Ни один немец не воспринимает всерьез французскую музыку. Когда Дебюсси, будучи в Вене, пришел к Брамсу, дверь открыл слуга. А Дебюсси не предупредил Брамса о своем визите. Какими-то судьбами оказавшись в Вене, он просто пришел к дому Брамса, постучал, и слуга подошел к двери и спросил, кто там. Он ответил: «Клод Дебюсси». И Брамс прислал слугу назад с вопросом: «Кто это?». Дебюсси ответил: «Французский музыкант». И Брамс сказал через слугу: «Такого понятия не существует». И отказался его принять. И это чувство, оно у них очень сильное. Даже у Шёнберга. В одном их своих писем он писал, что открытый им способ создания музыки на основе двенадцати тонов определил превосходство немецкой музыки на сотню лет вперед. И эта точка зрения не была чужда колледжу Блэк-Маунтин: благодаря Альберсу он был пронемецким. (Мэри Эмма Харрис, 1974)

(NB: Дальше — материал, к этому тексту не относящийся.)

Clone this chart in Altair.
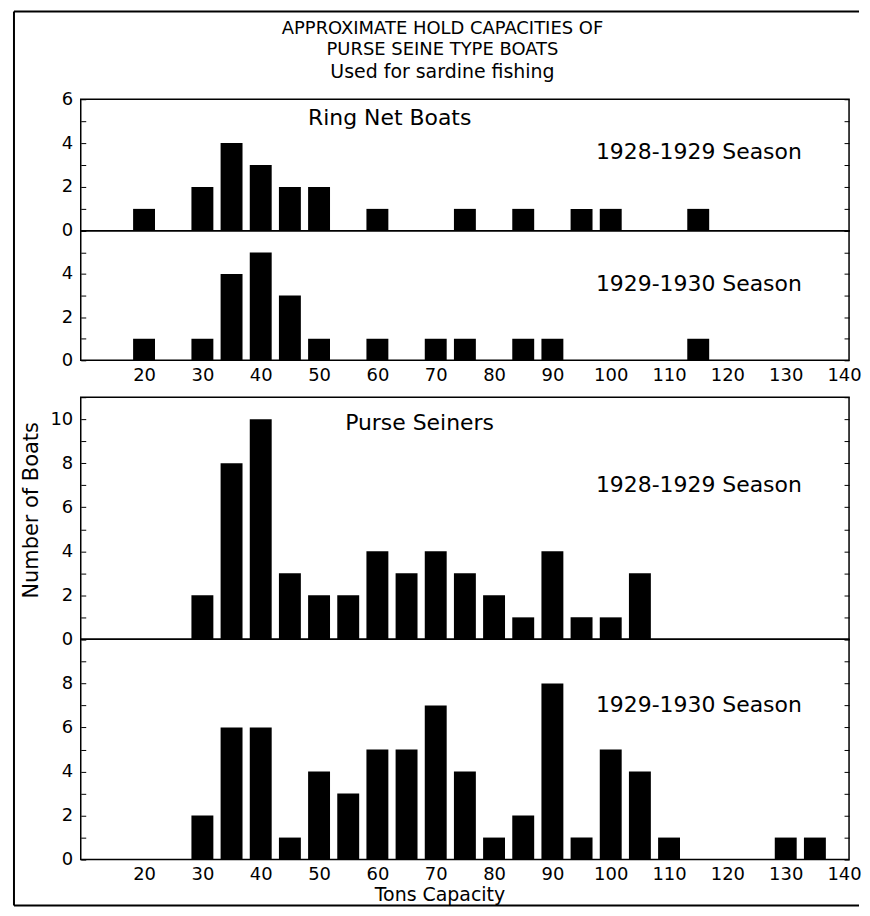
import altair as alt
import pandas as pd

# ---- text ----
title_lines = ["APPROXIMATE HOLD CAPACITIES OF", "PURSE SEINE TYPE BOATS", "Used for sardine fishing"]
x_title = "Tons Capacity"
y_title = "Number of Boats"
group_ring = "Ring Net Boats"
group_purse = "Purse Seiners"
season_a = "1928-1929 Season"
season_b = "1929-1930 Season"
x_ticks = [20, 30, 40, 50, 60, 70, 80, 90, 100, 110, 120, 130, 140]

# ---- data (tons capacity class, number of boats) ----
ring_2829_cap = [20, 30, 35, 40, 45, 50, 60, 75, 85, 95, 100, 115]
ring_2829_n = [1, 2, 4, 3, 2, 2, 1, 1, 1, 1, 1, 1]

ring_2930_cap = [20, 30, 35, 40, 45, 50, 60, 70, 75, 85, 90, 115]
ring_2930_n = [1, 1, 4, 5, 3, 1, 1, 1, 1, 1, 1, 1]

purse_2829_cap = [30, 35, 40, 45, 50, 55, 60, 65, 70, 75, 80, 85, 90, 95, 100, 105]
purse_2829_n = [2, 8, 10, 3, 2, 2, 4, 3, 4, 3, 2, 1, 4, 1, 1, 3]

purse_2930_cap = [30, 35, 40, 45, 50, 55, 60, 65, 70, 75, 80, 85, 90, 95, 100, 105, 110, 130, 135]
purse_2930_n = [2, 6, 6, 1, 4, 3, 5, 5, 7, 4, 1, 2, 8, 1, 5, 4, 1, 1, 1]

FONT = "DejaVu Sans"
W = 771
ONE = pd.DataFrame({"a": [0]})


def label_chart(text, px, py, align, size=22):
    return alt.Chart(pd.DataFrame({"t": [text]})).mark_text(
        align=align, baseline="middle", font=FONT, fontSize=size, color="black"
    ).encode(x=alt.value(px), y=alt.value(py), text="t:N")


def hline(x1, x2, y):
    return alt.Chart(ONE).mark_rule(color="black", strokeWidth=2).encode(
        x=alt.value(x1), x2=alt.value(x2), y=alt.value(y))


def vline(x, y1, y2):
    return alt.Chart(ONE).mark_rule(color="black", strokeWidth=2).encode(
        x=alt.value(x), y=alt.value(y1), y2=alt.value(y2))


def panel(caps, counts, ymax, height, max_label, show_x, texts, ytitle=False, xtitle=False):
    df = pd.DataFrame({"cap": caps, "n": counts})
    xscale = alt.Scale(domain=[10, 140], nice=False, zero=False)
    yscale = alt.Scale(domain=[0, ymax], nice=False, zero=True)
    tick_vals = list(range(0, int(ymax) + 1))

    if show_x:
        xa = dict(values=x_ticks, tickSize=0, labelPadding=6, labelFontSize=18,
                  labelFont=FONT, labelColor="black", domain=False, grid=False,
                  labelFlush=True, labelFlushOffset=6)
        if xtitle:
            xa.update(title=x_title, titleFont=FONT, titleFontSize=19,
                      titleFontWeight="normal", titleColor="black", titlePadding=2,
                      titleX=360, titleAlign="center")
        else:
            xa.update(title=None)
        xenc = alt.X("cap:Q", scale=xscale, axis=alt.Axis(**xa))
    else:
        xenc = alt.X("cap:Q", scale=xscale, axis=None)

    ya = dict(values=tick_vals, orient="left", offset=-5, tickSize=5, tickColor="black",
              tickWidth=1, labelPadding=8, labelFontSize=18, labelFont=FONT,
              labelColor="black", domain=False, grid=False,
              labelExpr=f"(datum.value % 2 == 0 && datum.value <= {max_label}) ? datum.label : ''")
    if ytitle:
        ya.update(title=y_title, titleFont=FONT, titleFontSize=21, titleFontWeight="normal",
                  titleColor="black", titlePadding=8, titleY=113)
    else:
        ya.update(title=None)

    bars = alt.Chart(df).mark_bar(color="black", width=22).encode(
        x=xenc,
        y=alt.Y("n:Q", scale=yscale, axis=alt.Axis(**ya)),
    )
    right = alt.Chart(df).mark_point(opacity=0).encode(
        y=alt.Y("n:Q", scale=yscale, axis=alt.Axis(
            values=tick_vals, orient="right", offset=-5, tickSize=5, tickColor="black",
            tickWidth=1, labels=False, domain=False, grid=False, title=None)),
    )
    layers = [bars, right] + texts
    return alt.layer(*layers).resolve_axis(y="independent").properties(width=W, height=height)


# title lines and outer frame are drawn inside the first panel (coords relative to its plot origin)
top_extras = [
    label_chart(title_lines[0], 363, -70, "center", 18),
    label_chart(title_lines[1], 363, -49, "center", 18),
    label_chart(title_lines[2], 363, -27, "center", 19),
    vline(-67, -88, 809),
    hline(-67, 781, -88),
    hline(-67, 781, 809),
]

p1 = panel(ring_2829_cap, ring_2829_n, 6, 132, 6, False,
           [label_chart(group_ring, 310, 19, "center"), label_chart(season_a, 517, 53, "left")] + top_extras)
p2 = panel(ring_2930_cap, ring_2930_n, 6, 130, 5, True,
           [label_chart(season_b, 517, 53, "left")])
spacer = alt.Chart(ONE).mark_point(opacity=0).properties(
    width=W, height=37, view=alt.ViewBackground(stroke="transparent"))
p3 = panel(purse_2829_cap, purse_2829_n, 11, 243, 10, False,
           [label_chart(group_purse, 340, 26, "center"), label_chart(season_a, 517, 88, "left")],
           ytitle=True)
p4 = panel(purse_2930_cap, purse_2930_n, 10, 221, 9, True,
           [label_chart(season_b, 517, 66, "left")], xtitle=True)

chart = alt.vconcat(p1, p2, spacer, p3, p4, spacing=0, bounds="flush").properties(
    padding={"top": 0, "left": 4, "right": 0, "bottom": 0},
    background="white",
).configure_view(stroke="black", strokeWidth=1.5)

chart.save("out.html", embed_options={"renderer": "svg", "actions": False})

[Вы считаете свою музыку частью контркультуры?]
Мне кажется, что понятие контркультуры, а также, естественно, авангарда принадлежит скорее прошлому, чем настоящему. Оно предполагает наличие некоторой главной культуры, или, как говорят, мейнстрима. Не думаю, что этот самый мейнстрим еще существует, а то, что было контркультурой, сейчас так бурно развивается и процветает, что впору назвать ее мейнстримом. В Париже я познакомился с одним очень интересным музыковедом, и он сравнил это явление с дельтой реки. Река разделилась, и мы не знаем, какой рукав главный. Мы живем в обществе, где принята множественность направлений, и ни одно не считается более интересным, чем остальные. Иными словами, какой-то человек увлеченно делает что-то, что совершенно не похоже на то, что делает другой, но и то, и то является частью всего происходящего. И не стоит говорить, что одно важнее другого.
Помню, как я обиделся на вечере, устроенном в Нью-Йоркской филармонии Пьером Булезом с участием Луиз Варез. Программа состояла из произведений [ее последнего мужа] Эдгара Вареза, и Булез объяснил, что, по его мнению, Варез был эксцентриком, существовавшим вне мейнстрима. Странно, ведь по сравнению, так сказать, с другими рукавами дельты Варез как раз был главным. Именно он ввел шум в музыку XX века. Многие его идею подхватили, и сейчас уже непонятно, кого называть авангардом, потому что существует множество течений и направлений, и все они равно интересны.
Почему вы относите Вареза к мейнстриму?
Ради тех, кто, как и я, интересуется шумом. Если вспомнить самое начало, то, отучившись у Шёнберга, я стал колотить по всему, что меня окружало. Я хотел найти способ создавать музыку, свободную от теории гармонии, от тональности; то есть я должен был найти способ включать в сочинение шум.